O movimento territorial de mulheres vem se fortalecendo nos últimos anos e os dados apresentados pela pesquisa comprovam esse crescimento. Acesso a determinadas políticas públicas, como o Programa de Aquisição de Alimentos (PAA Sementes) e Programa Nacional de Alimentação Escolar (PNAE) são importantes formas de organização das mulheres, garantindo produção diversificada e renda digna.
Todas as agricultoras-pesquisadoras se reconhecem enquanto agricultoras familiares e, a maioria, é também guardiã de sementes crioulas. A identidade vem acompanhada de muito orgulho em produzir uma grande variedade de sementes, mantendo suas histórias vivas e circulando.
“Trabalha na propriedade eu, a minha mãe, a minha sogra e a minha cunhada, somos guardiãs de sementes crioulas. A gente não tem essa relação de quantas variedades que a tem lá na propriedade, mas eu acredito que vai em torno de 50 ou até mais variedades que a gente tem. Só neste ano a gente já colheu pra mais de 100 quilos de amendoim, estamos com 5 variedades no amendoim”, relatou Elizabete Ribeiro Bueno durante a manhã do seminário. A família entrega para o PAA Sementes, política pública de compra institucional fundamental para a manutenção das variedades crioulas de grãos e hortaliças.

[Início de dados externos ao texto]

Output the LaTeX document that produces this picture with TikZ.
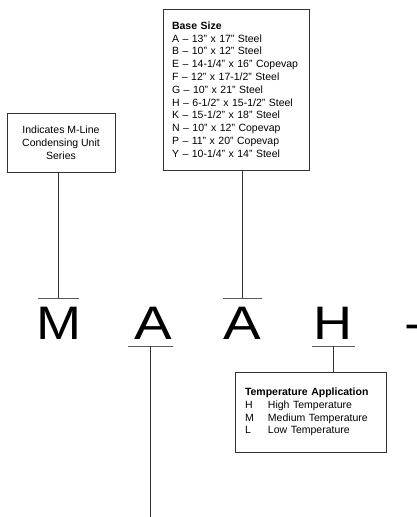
\documentclass[tikz,border=0pt]{standalone}
\usepackage{fontspec}
\setmainfont{Liberation Sans}
\usetikzlibrary{positioning}

\begin{document}
\begin{tikzpicture}[x=1pt,y=-1pt,
  box/.style={rectangle,draw=black!80,line width=.9pt,inner sep=0pt,font=\fontsize{10.5}{12.8}\selectfont},
  letter/.style={anchor=base,inner sep=0pt,font=\fontsize{47}{50}\selectfont},
  bar/.style={draw=black!65,line width=.9pt},
  lead/.style={draw=black!80,line width=.9pt}]
\useasboundingbox (0,0) rectangle (416,517);

% Boxes
\node[box,minimum width=108pt,minimum height=59pt,align=center] (series) at (61,142.5) {Indicates M-Line\\Condensing Unit\\Series};
\node[box,minimum width=146pt,minimum height=161pt,text width=128pt,align=left] (base) at (236,89.5) {\textbf{Base Size}\\
A -- 13" x 17" Steel\\
B -- 10" x 12" Steel\\
E -- 14-1/4" x 16" Copevap\\
F -- 12" x 17-1/2" Steel\\
G -- 10" x 21" Steel\\
H -- 6-1/2" x 15-1/2" Steel\\
K -- 15-1/2" x 18" Steel\\
N -- 10" x 12" Copevap\\
P -- 11" x 20" Copevap\\
Y -- 10-1/4" x 14" Steel};
\node[box,minimum width=151pt,minimum height=80pt,text width=131pt,align=left] (temp) at (310.5,412) {\textbf{Temperature Application}\\
\makebox[23pt][l]{H}High Temperature\\
\makebox[23pt][l]{M}Medium Temperature\\
\makebox[23pt][l]{L}Low Temperature};

% Letters
\node[letter] (m) at (59,339) {\scalebox{1.15}[1]{M}};
\node[letter] (a1) at (153,339) {\scalebox{1.2}[1]{A}};
\node[letter] (a2) at (242.5,339) {\scalebox{1.2}[1]{A}};
\node[letter] (h) at (333,339) {\scalebox{1.15}[1]{H}};
\node[letter,anchor=base west] (dash) at (404,339) {\scalebox{1.2}[1]{-}};

% bars
\coordinate (mbar) at ([xshift=-.5pt,yshift=41pt]m.base);
\coordinate (abar) at ([xshift=-2.5pt,yshift=-7pt]a1.base);
\coordinate (bbar) at ([yshift=41pt]a2.base);
\coordinate (hbar) at ([xshift=.5pt,yshift=-7pt]h.base);
\coordinate (aend) at (abar |- 0,517);

\draw[bar] ([xshift=-20.5pt]mbar) -- ([xshift=20.5pt]mbar);
\draw[bar] ([xshift=-22.5pt]abar) -- ([xshift=22.5pt]abar);
\draw[bar] ([xshift=-19.5pt]bbar) -- ([xshift=19.5pt]bbar);
\draw[bar] ([xshift=-21.5pt]hbar) -- ([xshift=21.5pt]hbar);

%leads
\draw[lead] (mbar |- series.south) -- (mbar);
\draw[lead] (bbar |- base.south) -- (bbar);
\draw[lead] (abar) -- (aend);
\draw[lead] (hbar) -- (hbar |- temp.north);

\end{tikzpicture}
\end{document}
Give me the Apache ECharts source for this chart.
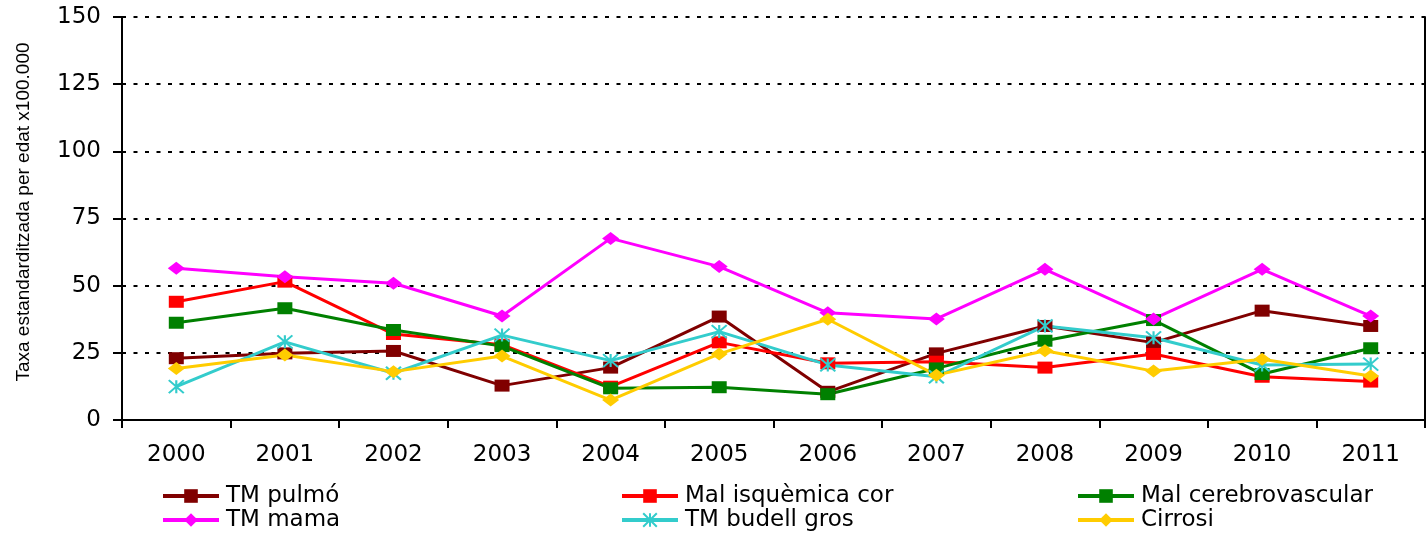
<!DOCTYPE html>
<html>
<head>
<meta charset="utf-8">
<script src="https://cdn.jsdelivr.net/npm/echarts@6/dist/echarts.min.js"></script>
<style>
  html, body { margin: 0; padding: 0; background: #fff; }
  #chart { width: 1428px; height: 533px; }
</style>
</head>
<body>
<div id="chart"></div>
<script>
// Years on the category axis
const years = ['2000', '2001', '2002', '2003', '2004', '2005', '2006', '2007', '2008', '2009', '2010', '2011'];

// Age-standardised rates per 100,000
const tmPulmo = [23.0, 24.8, 25.7, 12.8, 19.5, 38.5, 10.5, 24.8, 35.0, 28.8, 40.7, 35.0];
const malIsquemica = [44.0, 51.5, 32.0, 28.0, 12.4, 28.9, 21.1, 21.7, 19.5, 24.6, 16.1, 14.3];
const malCerebro = [36.2, 41.6, 33.5, 27.5, 11.8, 12.2, 9.6, 19.2, 29.5, 37.2, 17.1, 26.7];
const tmMama = [56.5, 53.3, 50.9, 38.7, 67.6, 57.1, 39.9, 37.6, 56.1, 37.6, 56.1, 38.7];
const tmBudell = [12.4, 29.1, 17.4, 31.6, 22.1, 32.9, 20.5, 16.1, 35.0, 30.6, 20.5, 20.8];
const cirrosi = [19.2, 24.2, 18.0, 23.8, 7.4, 24.6, 37.5, 16.7, 25.8, 18.2, 22.6, 16.4];

// Value-axis ticks
const yMin = 0, yMax = 150, yStep = 25;

const FONT = 'DejaVu Sans';
const asterisk = 'path://M0,0L20,20M20,0L0,20M10,0L10,20';

function lineSeries(name, data, color, symbol, size, extra) {
  const s = {
    name: name,
    type: 'line',
    data: data,
    symbol: symbol,
    symbolSize: size,
    showAllSymbol: true,
    lineStyle: { color: color, width: 3 },
    itemStyle: { color: color },
    emphasis: { disabled: true },
    animation: false
  };
  return Object.assign(s, extra || {});
}

const series = [
  lineSeries('TM pulmó', tmPulmo, '#800000', 'rect', [15, 12]),
  lineSeries('Mal isquèmica cor', malIsquemica, '#FF0000', 'rect', [15, 12]),
  lineSeries('Mal cerebrovascular', malCerebro, '#008000', 'rect', [15, 12]),
  lineSeries('TM mama', tmMama, '#FF00FF', 'diamond', [17, 13]),
  lineSeries('TM budell gros', tmBudell, '#33CCCC', asterisk, [15, 13], {
    itemStyle: { color: 'rgba(0,0,0,0)', borderColor: '#33CCCC', borderWidth: 2 }
  }),
  lineSeries('Cirrosi', cirrosi, '#FFCC00', 'diamond', [17, 13])
];

function legendCol(names, left) {
  return {
    orient: 'vertical',
    left: left,
    top: 484,
    height: 70,
    padding: 0,
    itemWidth: 56,
    itemHeight: 17,
    itemGap: 0,
    data: names,
    selectedMode: false,
    lineStyle: { width: 4 },
    textStyle: { fontFamily: FONT, fontSize: 23, lineHeight: 24, color: '#000', padding: [0, 0, 0, 2] }
  };
}

const chart = echarts.init(document.getElementById('chart'), null, { renderer: 'canvas' });
chart.setOption({
  animation: false,
  backgroundColor: '#fff',
  grid: { left: 122, right: 3, top: 17, bottom: 113 },
  xAxis: {
    type: 'category',
    data: years,
    boundaryGap: true,
    axisLine: { lineStyle: { color: '#000', width: 2 } },
    axisTick: { show: true, length: 8, lineStyle: { color: '#000', width: 2 } },
    axisLabel: { fontFamily: FONT, fontSize: 23, color: '#000', margin: 24 },
    splitLine: { show: false }
  },
  yAxis: [
    {
      type: 'value',
      min: yMin, max: yMax, interval: yStep,
      axisLine: { show: true, lineStyle: { color: '#000', width: 2 } },
      axisTick: { show: true, length: 9, lineStyle: { color: '#000', width: 2 } },
      axisLabel: { fontFamily: FONT, fontSize: 23, color: '#000', margin: 21 },
      splitLine: { show: true, lineStyle: { color: '#000', width: 2, type: [4, 7.5] } }
    },
    {
      type: 'value',
      position: 'right',
      min: yMin, max: yMax, interval: yStep,
      axisLine: { show: true, lineStyle: { color: '#000', width: 2 } },
      axisTick: { show: false },
      axisLabel: { show: false },
      splitLine: { show: false }
    }
  ],
  legend: [
    legendCol(['TM pulmó', 'TM mama'], 161),
    legendCol(['Mal isquèmica cor', 'TM budell gros'], 620),
    legendCol(['Mal cerebrovascular', 'Cirrosi'], 1076)
  ],
  graphic: [
    {
      type: 'text',
      x: 24,
      y: 212,
      rotation: Math.PI / 2,
      style: {
        text: 'Taxa estandarditzada per edat x100.000',
        fontFamily: 'Liberation Sans',
        fontSize: 19,
        fill: '#000',
        align: 'center',
        verticalAlign: 'middle'
      }
    }
  ],
  series: series
});
</script>
</body>
</html>
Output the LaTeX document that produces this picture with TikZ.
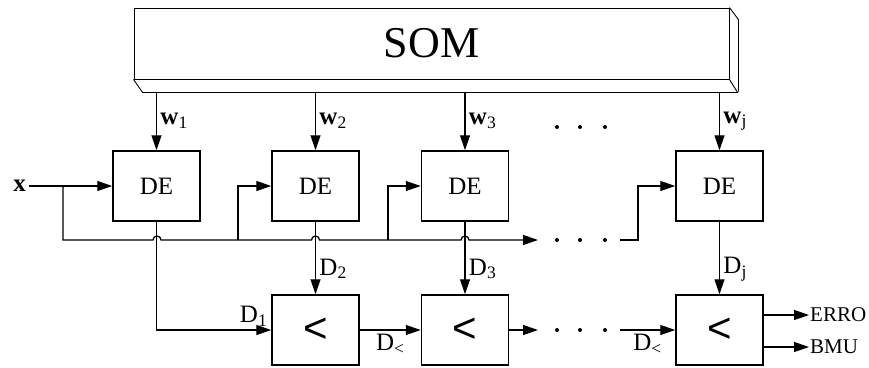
\documentclass[tikz,border=0pt]{standalone}
\usepackage{fontspec}
\setmainfont{Liberation Serif}
\newfontfamily\cmpfont{Liberation Sans}
\usepackage{tikz}
\usetikzlibrary{arrows.meta, calc}
\tikzset{
  debox/.style={draw, line width=1.5pt, minimum width=87pt, minimum height=70pt,
                inner sep=0pt, font=\fontsize{25}{30}\selectfont},
  cmpbox/.style={debox, font=\cmpfont\fontsize{42}{46}\selectfont},
  sombox/.style={draw, line width=0.9pt, minimum width=595pt, minimum height=71pt,
                 inner sep=0pt, font=\fontsize{44}{50}\selectfont},
  wire/.style={line width=1.3pt},
  arr/.style={wire, -{Triangle[length=15pt, width=10pt]}},
  lbl/.style={font=\fontsize{25}{30}\selectfont},
  outlbl/.style={font=\fontsize{21}{24}\selectfont, anchor=west, inner sep=1pt},
}

\begin{document}
\begin{tikzpicture}[x=1pt, y=-1pt]

  \useasboundingbox (0,0) rectangle (869,367);

  % SOM block with its bevel
  \node[sombox] (som) at (431.5,43.5) {SOM};
  \draw[line width=0.9pt] (som.south west) -- ++(9,13) -- ++(595,0) -- (som.south east);
  \draw[line width=0.9pt] (som.north east) -- ++(9,12) -- ++(0,72);
  \coordinate (sombase) at (0,92);

  % distance units
  \node[debox] (de1) at (156.5,186) {DE};
  \node[debox] (de2) at (315.5,186) {DE};
  \node[debox] (de3) at (465,186) {DE};
  \node[debox] (dej) at (719.5,186) {DE};

  % comparators
  \node[cmpbox] (cmp2) at (315.5,330) {<};
  \node[cmpbox] (cmp3) at (465,330) {<};
  \node[cmpbox] (cmpj) at (719.5,330) {<};

  % weights
  \draw[arr] (de1.north |- sombase) -- node[right, lbl]{\textbf{w}\textsubscript{1}} (de1.north);
  \draw[arr] (de2.north |- sombase) -- node[right, lbl]{\textbf{w}\textsubscript{2}} (de2.north);
  \draw[arr] (de3.north |- sombase) -- node[right, lbl]{\textbf{w}\textsubscript{3}} (de3.north);
  \draw[arr] (dej.north |- sombase) -- node[right, lbl]{\textbf{w}\textsubscript{j}} (dej.north);

  % input x and bus
  \node[lbl] (x) at (19.5,186) {\textbf{x}};
  \draw[arr] (x) -- (de1.west);
  \coordinate (split) at (63,186);
  \coordinate (busend) at (538,240);
  \draw[arr] (split) -- (63,240) -- (153,240) arc[start angle=180, end angle=360, radius=4]
    -- (311.5,240) arc[start angle=180, end angle=360, radius=4]
    -- (461,240) arc[start angle=180, end angle=360, radius=4] -- (busend);
  \coordinate (tap2) at (238,240);
  \coordinate (tap3) at (388,240);
  \coordinate (tapj) at (620,240);
  \draw[arr] (tap2) |- (de2.west);
  \draw[arr] (tap3) |- (de3.west);
  \draw[arr] (tapj) -- ++(18,0) |- (dej.west);

  % distances
  \draw[arr] (de1.south) |- node[pos=1, above left, lbl]{D\textsubscript{1}} (cmp2.west);
  \draw[arr] (de2.south) -- node[pos=0.65, right, lbl]{D\textsubscript{2}} (cmp2.north);
  \draw[arr] (de3.south) -- node[pos=0.65, right, lbl]{D\textsubscript{3}} (cmp3.north);
  \draw[arr] (dej.south) -- node[pos=0.65, right, lbl]{D\textsubscript{j}} (cmpj.north);

  % comparator chain
  \coordinate (chainend) at (538,330);
  \coordinate (chainin) at (620,330);
  \draw[arr] (cmp2) -- node[below, lbl]{D\textsubscript{<}} (cmp3);
  \draw[arr] (cmp3) -- (chainend);
  \draw[arr] (chainin) -- node[below, lbl]{D\textsubscript{<}} (cmpj);

  % outputs
  \node[outlbl] (erro) at (809,315) {ERRO};
  \node[outlbl] (bmu) at (809,347) {BMU};
  \draw[arr] (cmpj.east |- erro) -- (erro);
  \draw[arr] (cmpj.east |- bmu) -- (bmu);

  % ellipsis dots
  \foreach \px in {557,580,605} {
    \fill (\px,127) circle (2);
    \fill (\px,240) circle (2);
    \fill (\px,330) circle (2);
  }

\end{tikzpicture}
\end{document}
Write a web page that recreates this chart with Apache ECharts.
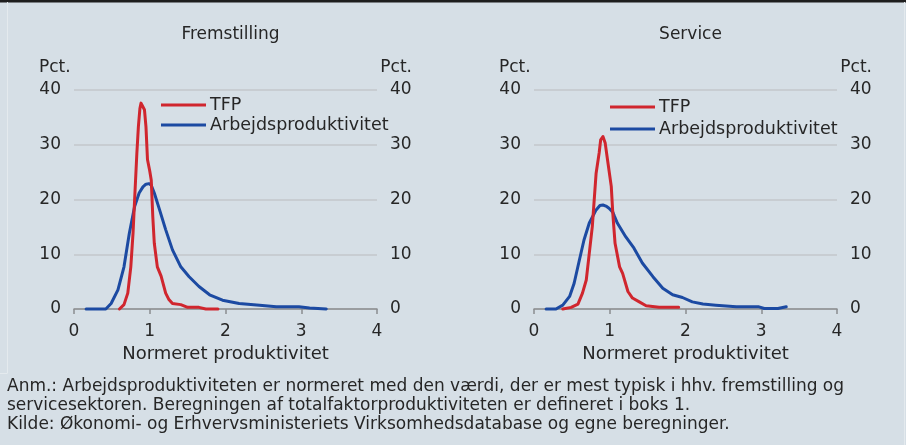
<!DOCTYPE html>
<html><head><meta charset="utf-8">
<script src="https://cdn.jsdelivr.net/npm/echarts@6/dist/echarts.min.js"></script>
<style>html,body{margin:0;padding:0;background:#d6dfe6;}#c{width:906px;height:445px;}</style>
</head><body><div id="c"></div>
<script>
// ---- data ----
const panelTitles = ['Fremstilling', 'Service'];
const seriesNames = ['TFP', 'Arbejdsproduktivitet'];
const xTicks = [0, 1, 2, 3, 4];
const yTicks = [0, 10, 20, 30, 40];
const xAxisName = 'Normeret produktivitet';
const yUnit = 'Pct.';
const footnotes = [
  'Anm.: Arbejdsproduktiviteten er normeret med den værdi, der er mest typisk i hhv. fremstilling og',
  'servicesektoren. Beregningen af totalfaktorproduktiviteten er defineret i boks 1.',
  'Kilde: Økonomi- og Erhvervsministeriets Virksomhedsdatabase og egne beregninger.'
];
// Fremstilling
const fremTFP = [[0.60,0],[0.66,0.8],[0.71,2.9],[0.75,7.7],[0.78,14.0],[0.80,19.9],[0.83,28.5],[0.85,33.3],[0.87,36.6],[0.885,37.6],[0.906,37.9],[0.93,36.4],[0.95,33.3],[0.97,27.3],[1.00,25.2],[1.02,23.5],[1.04,16.9],[1.06,12.0],[1.10,7.7],[1.15,6.0],[1.21,2.9],[1.25,1.8],[1.30,1.0],[1.41,0.8],[1.50,0.3],[1.65,0.3],[1.74,0],[1.90,0]];
const fremArb = [[0.16,0],[0.42,0],[0.49,1.0],[0.58,3.5],[0.66,7.7],[0.73,13.8],[0.80,18.7],[0.86,21.2],[0.91,22.3],[0.95,22.8],[0.99,22.9],[1.02,22.6],[1.06,21.2],[1.13,18.1],[1.21,14.5],[1.30,10.8],[1.41,7.7],[1.52,5.9],[1.65,4.1],[1.79,2.6],[1.96,1.6],[2.18,1.0],[2.45,0.7],[2.67,0.4],[2.97,0.4],[3.11,0.2],[3.33,0]];
// Service
const servTFP = [[0.38,0],[0.49,0.3],[0.58,0.9],[0.64,2.9],[0.69,5.3],[0.73,10.2],[0.77,15.1],[0.82,24.8],[0.86,28.5],[0.88,30.9],[0.91,31.5],[0.94,30.3],[0.97,27.3],[1.02,22.4],[1.04,17.5],[1.07,12.0],[1.13,7.7],[1.17,6.5],[1.24,3.2],[1.30,2.0],[1.39,1.3],[1.48,0.6],[1.65,0.3],[1.91,0.3]];
const servArb = [[0.16,0],[0.29,0],[0.38,0.7],[0.47,2.3],[0.53,4.7],[0.60,9.0],[0.66,12.6],[0.73,15.7],[0.82,18.1],[0.87,18.9],[0.91,19.0],[0.95,18.8],[0.99,18.4],[1.04,17.7],[1.06,17.0],[1.10,15.7],[1.21,13.2],[1.32,11.1],[1.43,8.4],[1.57,5.9],[1.70,3.8],[1.83,2.6],[1.96,2.1],[2.09,1.3],[2.23,0.9],[2.40,0.7],[2.67,0.4],[2.97,0.4],[3.04,0.1],[3.22,0.1],[3.33,0.4]];
const panelData = [[fremTFP, fremArb], [servTFP, servArb]];

// ---- styles ----
const RED = '#d0262e', BLUE = '#1c4aa2', TXT = '#262626', GRID = '#c3c7cb', AX = '#8a8d90';
const FONT = '"DejaVu Sans", Verdana, sans-serif';
const grids = [{left:74, right:529, top:90, bottom:136}, {left:534, right:69, top:90, bottom:136}];
const legendPos = [{left:161, top:96, gap:2}, {left:610, top:98, gap:4}];

const chart = echarts.init(document.getElementById('c'), null, {renderer:'canvas'});
const xAxis = [], yAxis = [], series = [], legend = [], title = [], graphic = [];
grids.forEach((g, i) => {
  xAxis.push({type:'value', gridIndex:i, min:xTicks[0], max:xTicks[xTicks.length-1], interval:1,
    name:xAxisName, nameLocation:'middle', nameGap:36,
    nameTextStyle:{color:TXT, fontSize:18, fontFamily:FONT},
    axisLine:{show:true, lineStyle:{color:AX, width:1.5}},
    axisTick:{show:true, length:5, lineStyle:{color:AX, width:1.5}},
    axisLabel:{color:TXT, fontSize:17, fontFamily:FONT, margin:14},
    splitLine:{show:false}});
  ['left','right'].forEach((pos) => {
    yAxis.push({type:'value', gridIndex:i, position:pos, min:yTicks[0], max:yTicks[yTicks.length-1], interval:10,
      axisLine:{show:false}, axisTick:{show:false},
      axisLabel:{color:TXT, fontSize:17, fontFamily:FONT, margin:13},
      splitLine:{show: pos==='left', lineStyle:{color:GRID, width:1.5}}});
  });
  const cx = g.left + (906 - g.left - g.right) / 2;
  title.push({text:panelTitles[i], left:cx, top:21, textAlign:'center',
    textStyle:{color:TXT, fontSize:17, fontWeight:'normal', fontFamily:FONT}});
  legend.push({data:seriesNames, orient:'vertical', left:legendPos[i].left, top:legendPos[i].top,
    padding:0, itemGap:legendPos[i].gap, itemWidth:45, itemHeight:3, icon:'rect',
    textStyle:{color:TXT, fontSize:17.5, fontFamily:FONT, lineHeight:18, padding:[0,0,0,-1]},
    selectedMode:false});
  panelData[i].forEach((d, k) => {
    series.push({name:seriesNames[k], type:'line', xAxisIndex:i, yAxisIndex:i*2, data:d,
      showSymbol:false, smooth:false, clip:false,
      lineStyle:{color:k===0?RED:BLUE, width:3, join:'round', cap:'round'}, itemStyle:{color:k===0?RED:BLUE}, z:k===0?3:2});
  });
  // unit labels
  const xr = 906 - g.right;
  graphic.push({type:'text', left:g.left-35, top:59, style:{text:yUnit, fill:TXT, font:'17px ' + FONT}});
  graphic.push({type:'text', right:906 - (xr + 35), top:59, style:{text:yUnit, fill:TXT, font:'17px ' + FONT, textAlign:'right'}});
});
// frame details
graphic.push({type:'rect', shape:{x:0, y:0, width:906, height:2.5}, style:{fill:'#1e1e1e'}, silent:true});
graphic.push({type:'line', shape:{x1:7.5, y1:2, x2:7.5, y2:373}, style:{stroke:'#e4eaee', lineWidth:1}, silent:true});
graphic.push({type:'line', shape:{x1:0, y1:373.5, x2:7.5, y2:373.5}, style:{stroke:'#e4eaee', lineWidth:1}, silent:true});
graphic.push({type:'line', shape:{x1:904.5, y1:2, x2:904.5, y2:445}, style:{stroke:'#e4eaee', lineWidth:1}, silent:true});
footnotes.forEach((t, j) => {
  graphic.push({type:'text', left:7, top:378 + j*19, style:{text:t, fill:TXT, font:'17px ' + FONT}});
});

chart.setOption({
  backgroundColor:'#d6dfe6', animation:false,
  title, legend, grid:grids, xAxis, yAxis, series, graphic
});
</script></body></html>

Porém, a pesquisa também apontou grandes desafios enfrentados pelas mulheres agricultoras no acesso a políticas públicas, como o Programa Nacional de Fortalecimento da Agricultura Familiar (PRONAF) e mercados territoriais, por exemplo.
Para Silvana Moreira, professora do Instituto Federal do Paraná Campus Irati, a dimensão da economia e do trabalho apareceram de maneira determinante, provocando reflexões sobre a participação das mulheres e sua contribuição para a manutenção dos tecidos sociais, laços comunitários e, até mesmo, para a fertilidade dos solos nos quintais produtivos. Para a professora, “a lógica camponesa tem essa dimensão da solidariedade, da reciprocidade, da redistribuição, né? E majoritariamente a mulher acaba tendo esse papel de fazer essa economia camponesa fluir e trazer toda a sua resiliência, a sua resistência e a sua capacidade de manter a família lá no campo mesmo com todas adversidades já colocadas aqui”.
Colheitas coletivas
O seminário de apresentação dos dados do projeto Quintal-Semente: mulheres, autonomia e produção aconteceu na última terça-feira, 17/06, na Câmara Municipal de Palmeira. Durante o dia, o auditório se encheu de histórias, emoções e muitas reflexões sobre a visibilização e valorização do trabalho das mulheres.
A pesquisa foi realizada a partir de uma parceria institucional entre a AS-PTA Agricultura Familiar e Agroecologia, o Grupo de Trabalho Mulheres da Articulação Nacional de Agroecologia e o Centro de Tecnologias Alternativas da Zona da Mata de Minas Gerais (CTA-ZM), provocando reflexões sobre economia e produção das mulheres.
A iniciativa teve como objetivo central promover processos de auto-organização e fortalecimento de redes de mulheres, com foco na autonomia, soberania e segurança alimentar e nutricional, geração de renda e conservação da sociobiodiversidade. Nesse caminho, os saberes das mulheres, materializados em seus quintais, suas práticas de produção e reprodução e sua relação com a terra foram nossa bússola.
O encontro coroou o encerramento da pesquisa, reunindo mais de 40 agricultoras familiares de pelo menos sete municípios da região de atuação da AS-PTA no Paraná, além de representantes de cooperativas da agricultura familiar, sindicatos de trabalhadores rurais, de instituições de ensino e pesquisa e extensão.
“A Caderneta Agroecológica foi muito mais do que um instrumento de pesquisa. Foi uma chave para abrir portas de valorização, identidade e pertencimento. A cada anotação, um reconhecimento de seu trabalho como agricultora, que contribui diretamente para a economia e para a soberania e segurança alimentar e nutricional de suas famílias e comunidades. Elas se apropriaram do processo”, afirma Miriane Serrato, assessora técnica do Programa Local Paraná da AS-PTA.
O projeto Quintal-Semente não termina com o seminário. Ele segue florescendo em cada mulher que agora sabe: sua produção importa, sua voz tem valor e seu quintal é território de resistência.